In the interest of full disclosure, I include myself in the category of those who have yet to get off their couch and actually start a retirement plan. Like many, I contribute to my 401(k), have mutual funds in my bank and an IRA (which was funded by a 401(k) I accumulated from a previous job). Have I met with an advisor? No. As I half-jokingly tell friends and family, my retirement plan is to marry a rich old guy. But I know that is not a realistic plan. (Hey, maybe it could be.)

Yet I sometimes wonder if the problem lies partly with the industry and not just the public. Is the insurance and annuity industry soft-selling the need to formulate a plan for our Golden Years?

We’ve all seen the commercials from the major financial services companies. Most include an earnest-looking business person saying how they can get your financial house in order. Or they ask people to place a blue dot for the age of the longest-lived person they know. All well and good, but they do seem a bit, well, bland and oblique to me. Do most people understand what is really being talked about, or what is at stake?

Compare those to the commercials for car and homeowners insurance. There’s that funny Gecko character. (Why does he have a British accent?) Or the “Mayhem” guy from Allstate who crashes through roofs and car windows to show how your home or car can be destroyed in a blink and why you need insurance. Those ads are funny, but they also make their point in a very concrete (maybe too concrete), understandable way.

Perhaps people need to be pounded a bit harder on the importance of having the funds to carry them comfortably through retirement. Maybe the point should be: “If you don’t start planning now, you will end up old and broke.” I can see you cringe at that harsh sentiment, but isn’t that what we are talking about? Yet, I know, not even Don Draper could make that ad palatable to the companies or one that wouldn’t make most Americans run to the nearest window ledge in fear for their future.

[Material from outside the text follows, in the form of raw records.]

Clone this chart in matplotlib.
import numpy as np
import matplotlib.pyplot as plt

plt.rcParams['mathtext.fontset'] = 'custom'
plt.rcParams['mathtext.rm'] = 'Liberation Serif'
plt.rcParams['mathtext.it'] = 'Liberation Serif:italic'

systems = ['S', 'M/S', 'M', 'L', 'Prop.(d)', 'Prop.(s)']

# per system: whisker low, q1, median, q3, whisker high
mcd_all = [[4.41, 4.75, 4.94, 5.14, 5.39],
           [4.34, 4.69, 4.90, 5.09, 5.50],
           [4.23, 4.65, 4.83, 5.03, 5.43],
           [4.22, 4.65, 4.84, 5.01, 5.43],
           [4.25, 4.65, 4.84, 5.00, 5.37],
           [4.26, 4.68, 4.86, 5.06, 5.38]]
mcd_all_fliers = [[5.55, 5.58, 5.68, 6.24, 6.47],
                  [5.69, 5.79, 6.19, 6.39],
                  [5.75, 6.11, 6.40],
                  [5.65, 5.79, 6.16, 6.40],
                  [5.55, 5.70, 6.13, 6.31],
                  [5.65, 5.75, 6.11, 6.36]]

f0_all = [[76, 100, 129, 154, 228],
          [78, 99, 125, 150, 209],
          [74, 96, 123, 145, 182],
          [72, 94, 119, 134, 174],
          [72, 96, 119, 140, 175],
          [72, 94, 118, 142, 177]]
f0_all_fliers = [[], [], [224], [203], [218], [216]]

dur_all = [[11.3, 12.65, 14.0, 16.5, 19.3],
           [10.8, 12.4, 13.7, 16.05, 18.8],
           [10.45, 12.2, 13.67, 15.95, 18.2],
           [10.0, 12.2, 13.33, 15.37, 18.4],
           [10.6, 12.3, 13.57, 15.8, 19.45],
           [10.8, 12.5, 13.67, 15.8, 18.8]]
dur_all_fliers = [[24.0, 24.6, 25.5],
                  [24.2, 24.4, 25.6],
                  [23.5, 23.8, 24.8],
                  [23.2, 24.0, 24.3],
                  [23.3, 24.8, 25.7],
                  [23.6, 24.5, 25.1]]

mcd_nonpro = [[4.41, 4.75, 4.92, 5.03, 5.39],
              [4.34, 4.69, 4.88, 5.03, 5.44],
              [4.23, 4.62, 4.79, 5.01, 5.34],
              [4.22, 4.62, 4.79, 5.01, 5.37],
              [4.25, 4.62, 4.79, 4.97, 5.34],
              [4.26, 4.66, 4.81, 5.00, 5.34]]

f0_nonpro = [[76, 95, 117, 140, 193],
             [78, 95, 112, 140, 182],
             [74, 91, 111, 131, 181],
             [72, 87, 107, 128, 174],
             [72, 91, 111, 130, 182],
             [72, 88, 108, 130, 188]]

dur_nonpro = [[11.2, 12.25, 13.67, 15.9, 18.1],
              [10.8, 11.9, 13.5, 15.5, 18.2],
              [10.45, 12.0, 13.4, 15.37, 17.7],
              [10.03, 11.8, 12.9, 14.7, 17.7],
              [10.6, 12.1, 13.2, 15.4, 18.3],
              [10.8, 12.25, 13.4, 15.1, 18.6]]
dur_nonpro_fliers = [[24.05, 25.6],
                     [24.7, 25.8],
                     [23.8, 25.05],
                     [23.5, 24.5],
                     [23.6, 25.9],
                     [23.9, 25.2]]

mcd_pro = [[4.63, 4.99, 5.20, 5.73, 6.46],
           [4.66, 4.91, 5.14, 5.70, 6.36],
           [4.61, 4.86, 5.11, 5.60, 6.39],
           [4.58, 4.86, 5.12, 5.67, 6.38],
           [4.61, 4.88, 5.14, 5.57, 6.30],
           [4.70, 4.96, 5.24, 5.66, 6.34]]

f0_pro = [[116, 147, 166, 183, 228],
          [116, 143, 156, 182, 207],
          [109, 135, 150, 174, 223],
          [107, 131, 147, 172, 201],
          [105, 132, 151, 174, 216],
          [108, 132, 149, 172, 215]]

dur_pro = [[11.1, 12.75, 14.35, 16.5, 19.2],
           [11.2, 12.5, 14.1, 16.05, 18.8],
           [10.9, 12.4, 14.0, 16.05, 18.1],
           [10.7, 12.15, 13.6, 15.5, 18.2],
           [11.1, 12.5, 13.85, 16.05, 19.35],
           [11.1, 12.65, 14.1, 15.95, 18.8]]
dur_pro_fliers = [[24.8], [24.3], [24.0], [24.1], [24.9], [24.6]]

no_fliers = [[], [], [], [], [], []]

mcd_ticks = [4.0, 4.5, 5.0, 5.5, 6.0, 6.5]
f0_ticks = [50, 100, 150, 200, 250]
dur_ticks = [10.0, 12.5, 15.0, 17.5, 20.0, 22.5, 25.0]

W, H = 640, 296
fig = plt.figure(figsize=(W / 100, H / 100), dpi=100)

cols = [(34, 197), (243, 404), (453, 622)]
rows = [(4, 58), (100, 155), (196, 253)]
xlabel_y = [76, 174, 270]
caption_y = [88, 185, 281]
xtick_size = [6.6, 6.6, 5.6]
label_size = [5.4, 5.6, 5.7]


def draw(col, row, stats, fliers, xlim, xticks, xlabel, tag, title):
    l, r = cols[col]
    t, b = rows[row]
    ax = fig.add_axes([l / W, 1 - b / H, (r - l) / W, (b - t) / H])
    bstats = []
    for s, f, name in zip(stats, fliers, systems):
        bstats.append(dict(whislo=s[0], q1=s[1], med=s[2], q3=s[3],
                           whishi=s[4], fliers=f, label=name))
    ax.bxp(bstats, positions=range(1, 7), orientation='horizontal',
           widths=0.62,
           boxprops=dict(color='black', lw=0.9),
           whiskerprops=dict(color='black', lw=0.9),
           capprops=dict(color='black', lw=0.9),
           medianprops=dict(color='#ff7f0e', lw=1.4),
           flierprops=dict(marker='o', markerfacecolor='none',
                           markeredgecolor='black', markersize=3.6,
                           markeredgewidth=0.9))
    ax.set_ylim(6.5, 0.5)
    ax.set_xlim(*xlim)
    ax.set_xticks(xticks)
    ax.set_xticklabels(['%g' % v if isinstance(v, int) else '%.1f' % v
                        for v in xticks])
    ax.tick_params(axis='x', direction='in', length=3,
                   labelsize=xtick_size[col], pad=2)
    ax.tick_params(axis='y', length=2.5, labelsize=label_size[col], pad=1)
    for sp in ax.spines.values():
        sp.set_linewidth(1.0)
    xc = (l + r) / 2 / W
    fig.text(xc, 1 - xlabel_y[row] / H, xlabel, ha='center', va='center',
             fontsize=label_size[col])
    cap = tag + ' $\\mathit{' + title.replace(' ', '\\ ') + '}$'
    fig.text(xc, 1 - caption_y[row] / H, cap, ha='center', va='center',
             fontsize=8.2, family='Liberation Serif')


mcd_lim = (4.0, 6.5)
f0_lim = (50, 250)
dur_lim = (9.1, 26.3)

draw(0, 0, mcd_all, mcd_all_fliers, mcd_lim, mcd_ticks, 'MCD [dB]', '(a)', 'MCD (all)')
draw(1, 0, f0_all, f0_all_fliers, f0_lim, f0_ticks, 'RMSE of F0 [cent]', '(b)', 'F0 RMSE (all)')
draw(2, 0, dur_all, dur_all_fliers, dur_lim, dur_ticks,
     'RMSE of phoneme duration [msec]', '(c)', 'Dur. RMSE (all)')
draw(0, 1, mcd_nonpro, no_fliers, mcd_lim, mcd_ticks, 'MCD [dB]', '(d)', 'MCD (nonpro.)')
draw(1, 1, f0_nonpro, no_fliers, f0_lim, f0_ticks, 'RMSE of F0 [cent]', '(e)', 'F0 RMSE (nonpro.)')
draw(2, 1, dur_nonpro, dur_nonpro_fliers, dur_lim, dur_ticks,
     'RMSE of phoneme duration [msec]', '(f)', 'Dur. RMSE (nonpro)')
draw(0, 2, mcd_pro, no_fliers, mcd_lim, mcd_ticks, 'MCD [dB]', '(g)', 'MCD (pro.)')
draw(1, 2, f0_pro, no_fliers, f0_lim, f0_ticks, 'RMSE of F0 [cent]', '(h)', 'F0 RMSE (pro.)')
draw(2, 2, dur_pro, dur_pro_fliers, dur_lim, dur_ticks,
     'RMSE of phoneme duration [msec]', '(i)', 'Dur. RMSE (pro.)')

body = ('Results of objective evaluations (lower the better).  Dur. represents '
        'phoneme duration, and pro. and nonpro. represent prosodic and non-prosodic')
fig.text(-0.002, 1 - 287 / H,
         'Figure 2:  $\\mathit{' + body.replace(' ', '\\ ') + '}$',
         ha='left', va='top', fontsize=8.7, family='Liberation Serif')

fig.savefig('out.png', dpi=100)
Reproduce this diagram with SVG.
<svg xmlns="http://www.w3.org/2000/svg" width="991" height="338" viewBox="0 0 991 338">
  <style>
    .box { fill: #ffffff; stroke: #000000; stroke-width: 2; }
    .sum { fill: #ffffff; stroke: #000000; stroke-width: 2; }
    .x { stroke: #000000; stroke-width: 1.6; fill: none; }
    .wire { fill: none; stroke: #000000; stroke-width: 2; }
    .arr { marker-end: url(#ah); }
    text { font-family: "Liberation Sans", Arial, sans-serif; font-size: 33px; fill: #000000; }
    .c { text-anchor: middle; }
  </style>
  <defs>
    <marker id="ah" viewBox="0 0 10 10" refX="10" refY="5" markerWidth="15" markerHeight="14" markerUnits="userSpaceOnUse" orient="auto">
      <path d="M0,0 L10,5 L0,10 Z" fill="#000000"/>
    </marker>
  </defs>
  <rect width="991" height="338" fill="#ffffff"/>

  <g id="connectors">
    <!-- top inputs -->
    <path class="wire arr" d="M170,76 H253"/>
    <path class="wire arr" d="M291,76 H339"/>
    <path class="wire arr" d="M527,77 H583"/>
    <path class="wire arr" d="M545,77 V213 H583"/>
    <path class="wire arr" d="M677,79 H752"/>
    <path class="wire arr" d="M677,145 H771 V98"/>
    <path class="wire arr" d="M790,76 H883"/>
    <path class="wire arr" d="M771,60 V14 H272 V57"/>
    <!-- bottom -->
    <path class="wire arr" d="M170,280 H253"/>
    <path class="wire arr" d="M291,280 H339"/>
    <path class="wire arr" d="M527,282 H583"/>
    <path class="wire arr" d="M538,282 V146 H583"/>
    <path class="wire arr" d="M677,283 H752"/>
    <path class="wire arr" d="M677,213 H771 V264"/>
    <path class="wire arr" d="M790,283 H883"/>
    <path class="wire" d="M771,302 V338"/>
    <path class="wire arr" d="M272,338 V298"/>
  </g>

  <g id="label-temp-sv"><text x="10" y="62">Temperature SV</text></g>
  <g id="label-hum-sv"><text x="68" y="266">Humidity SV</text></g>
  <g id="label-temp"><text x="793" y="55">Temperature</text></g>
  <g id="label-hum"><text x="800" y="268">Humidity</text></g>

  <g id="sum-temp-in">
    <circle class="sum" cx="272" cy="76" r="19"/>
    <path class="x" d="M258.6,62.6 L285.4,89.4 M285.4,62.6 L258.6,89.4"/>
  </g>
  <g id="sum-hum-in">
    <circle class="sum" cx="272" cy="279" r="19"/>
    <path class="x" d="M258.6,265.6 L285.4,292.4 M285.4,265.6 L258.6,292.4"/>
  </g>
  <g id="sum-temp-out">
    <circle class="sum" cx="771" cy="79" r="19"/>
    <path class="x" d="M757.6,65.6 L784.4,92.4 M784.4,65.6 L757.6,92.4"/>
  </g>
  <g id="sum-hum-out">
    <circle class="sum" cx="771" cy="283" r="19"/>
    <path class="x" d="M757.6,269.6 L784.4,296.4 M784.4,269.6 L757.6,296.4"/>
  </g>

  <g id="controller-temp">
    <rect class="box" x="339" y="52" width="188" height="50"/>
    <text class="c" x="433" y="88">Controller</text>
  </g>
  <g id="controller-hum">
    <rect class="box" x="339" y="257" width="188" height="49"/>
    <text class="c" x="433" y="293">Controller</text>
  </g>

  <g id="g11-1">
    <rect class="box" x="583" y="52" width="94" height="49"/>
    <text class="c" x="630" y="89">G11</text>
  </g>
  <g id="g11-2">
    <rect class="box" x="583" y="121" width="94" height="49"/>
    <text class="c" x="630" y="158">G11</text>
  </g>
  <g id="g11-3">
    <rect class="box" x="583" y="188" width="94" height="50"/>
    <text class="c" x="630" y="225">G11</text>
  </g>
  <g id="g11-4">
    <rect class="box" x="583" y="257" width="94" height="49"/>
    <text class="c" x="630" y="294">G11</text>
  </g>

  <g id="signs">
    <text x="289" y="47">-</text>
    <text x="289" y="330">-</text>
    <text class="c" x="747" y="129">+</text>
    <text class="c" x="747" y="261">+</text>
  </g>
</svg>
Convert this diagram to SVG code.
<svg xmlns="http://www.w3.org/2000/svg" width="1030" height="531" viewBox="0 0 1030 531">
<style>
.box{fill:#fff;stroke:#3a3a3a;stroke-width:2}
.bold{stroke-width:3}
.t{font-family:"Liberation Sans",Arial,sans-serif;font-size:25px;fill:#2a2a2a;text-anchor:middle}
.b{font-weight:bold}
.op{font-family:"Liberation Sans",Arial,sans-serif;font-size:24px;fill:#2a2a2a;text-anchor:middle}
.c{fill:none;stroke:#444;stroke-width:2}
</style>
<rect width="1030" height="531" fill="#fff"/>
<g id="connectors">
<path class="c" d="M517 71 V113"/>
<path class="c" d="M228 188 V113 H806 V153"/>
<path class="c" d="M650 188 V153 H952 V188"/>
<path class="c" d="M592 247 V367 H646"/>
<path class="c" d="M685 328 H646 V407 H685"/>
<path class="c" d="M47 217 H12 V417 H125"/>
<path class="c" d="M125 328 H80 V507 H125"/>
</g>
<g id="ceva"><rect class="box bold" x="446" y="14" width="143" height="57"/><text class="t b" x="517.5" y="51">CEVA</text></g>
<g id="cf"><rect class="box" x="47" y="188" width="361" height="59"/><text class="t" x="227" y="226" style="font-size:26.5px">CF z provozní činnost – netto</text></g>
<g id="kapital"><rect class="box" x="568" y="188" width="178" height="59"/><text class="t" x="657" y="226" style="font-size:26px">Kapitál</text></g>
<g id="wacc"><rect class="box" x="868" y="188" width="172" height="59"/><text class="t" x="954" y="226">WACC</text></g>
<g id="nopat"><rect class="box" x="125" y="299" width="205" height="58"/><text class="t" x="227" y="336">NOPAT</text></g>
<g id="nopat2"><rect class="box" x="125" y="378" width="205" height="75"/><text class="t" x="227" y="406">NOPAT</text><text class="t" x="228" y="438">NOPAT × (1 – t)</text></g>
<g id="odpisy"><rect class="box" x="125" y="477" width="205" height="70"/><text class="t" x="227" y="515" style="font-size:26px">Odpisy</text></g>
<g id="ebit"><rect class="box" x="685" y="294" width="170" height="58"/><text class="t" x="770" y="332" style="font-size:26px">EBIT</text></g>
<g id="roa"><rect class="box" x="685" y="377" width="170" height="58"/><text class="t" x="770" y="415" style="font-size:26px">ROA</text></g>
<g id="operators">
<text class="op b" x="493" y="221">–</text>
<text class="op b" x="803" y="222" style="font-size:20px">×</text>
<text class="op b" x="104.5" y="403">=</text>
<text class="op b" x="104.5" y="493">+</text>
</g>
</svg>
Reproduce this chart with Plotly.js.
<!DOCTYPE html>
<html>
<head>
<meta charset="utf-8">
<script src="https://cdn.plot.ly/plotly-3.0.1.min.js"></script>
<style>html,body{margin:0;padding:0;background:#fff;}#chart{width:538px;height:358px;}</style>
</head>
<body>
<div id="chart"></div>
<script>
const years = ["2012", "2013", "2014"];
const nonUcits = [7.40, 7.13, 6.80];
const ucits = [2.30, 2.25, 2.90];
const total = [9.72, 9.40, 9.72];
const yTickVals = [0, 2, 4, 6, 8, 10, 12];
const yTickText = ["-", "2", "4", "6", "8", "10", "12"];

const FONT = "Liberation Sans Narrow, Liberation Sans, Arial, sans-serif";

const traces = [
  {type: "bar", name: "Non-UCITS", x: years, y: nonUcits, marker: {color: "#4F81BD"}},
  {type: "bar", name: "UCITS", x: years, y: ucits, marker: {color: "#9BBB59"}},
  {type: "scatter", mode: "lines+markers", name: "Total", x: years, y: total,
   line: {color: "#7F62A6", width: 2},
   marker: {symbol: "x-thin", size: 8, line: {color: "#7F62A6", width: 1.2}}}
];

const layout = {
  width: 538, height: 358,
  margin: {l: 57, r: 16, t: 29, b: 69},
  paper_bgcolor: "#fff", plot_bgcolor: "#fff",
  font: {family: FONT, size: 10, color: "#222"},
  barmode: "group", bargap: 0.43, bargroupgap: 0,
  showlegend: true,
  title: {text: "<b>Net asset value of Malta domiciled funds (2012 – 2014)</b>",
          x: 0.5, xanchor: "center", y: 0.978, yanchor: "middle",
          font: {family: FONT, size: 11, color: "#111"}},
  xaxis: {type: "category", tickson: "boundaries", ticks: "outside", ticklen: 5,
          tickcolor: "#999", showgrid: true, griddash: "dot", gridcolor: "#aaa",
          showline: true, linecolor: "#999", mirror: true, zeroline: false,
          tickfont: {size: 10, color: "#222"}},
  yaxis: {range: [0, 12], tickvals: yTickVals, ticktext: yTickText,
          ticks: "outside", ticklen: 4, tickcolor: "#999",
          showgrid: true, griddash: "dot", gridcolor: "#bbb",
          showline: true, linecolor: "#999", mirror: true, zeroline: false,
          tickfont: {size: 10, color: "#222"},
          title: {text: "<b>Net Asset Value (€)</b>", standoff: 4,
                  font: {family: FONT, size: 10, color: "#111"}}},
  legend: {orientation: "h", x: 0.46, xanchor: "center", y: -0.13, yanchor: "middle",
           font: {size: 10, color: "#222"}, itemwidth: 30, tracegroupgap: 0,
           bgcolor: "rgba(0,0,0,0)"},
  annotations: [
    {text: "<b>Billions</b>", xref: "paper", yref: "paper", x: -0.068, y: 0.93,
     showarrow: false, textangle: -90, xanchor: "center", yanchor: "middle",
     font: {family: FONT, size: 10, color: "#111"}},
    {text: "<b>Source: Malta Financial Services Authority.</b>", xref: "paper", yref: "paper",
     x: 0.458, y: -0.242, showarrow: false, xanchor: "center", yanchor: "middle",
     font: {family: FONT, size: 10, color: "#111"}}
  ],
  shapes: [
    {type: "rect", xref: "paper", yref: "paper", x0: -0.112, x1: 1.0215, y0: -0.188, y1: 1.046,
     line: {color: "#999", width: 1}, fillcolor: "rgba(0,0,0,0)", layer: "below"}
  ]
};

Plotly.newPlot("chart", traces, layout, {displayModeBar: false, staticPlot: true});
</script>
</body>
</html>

Do we need overt scare tactics? Maybe, considering how most baby boomers themselves admit they are woefully short of funds for retirement. But what about the cohorts after the boomers? At least a portion of boomers have company-sponsored pensions. Gen X will be the first generation of workers without the safety net of a pension. They are going to need products like annuities to provide a guaranteed income in retirement. They need to know those products are available and, possibly, with marketing that is more forceful in that message.

I don’t know what the answer is. I don’t work in advertising or marketing. But maybe it is time to move beyond the soft sell. Because not everyone is going to hit the lottery or marry a rich old guy and will need another retirement roadmap.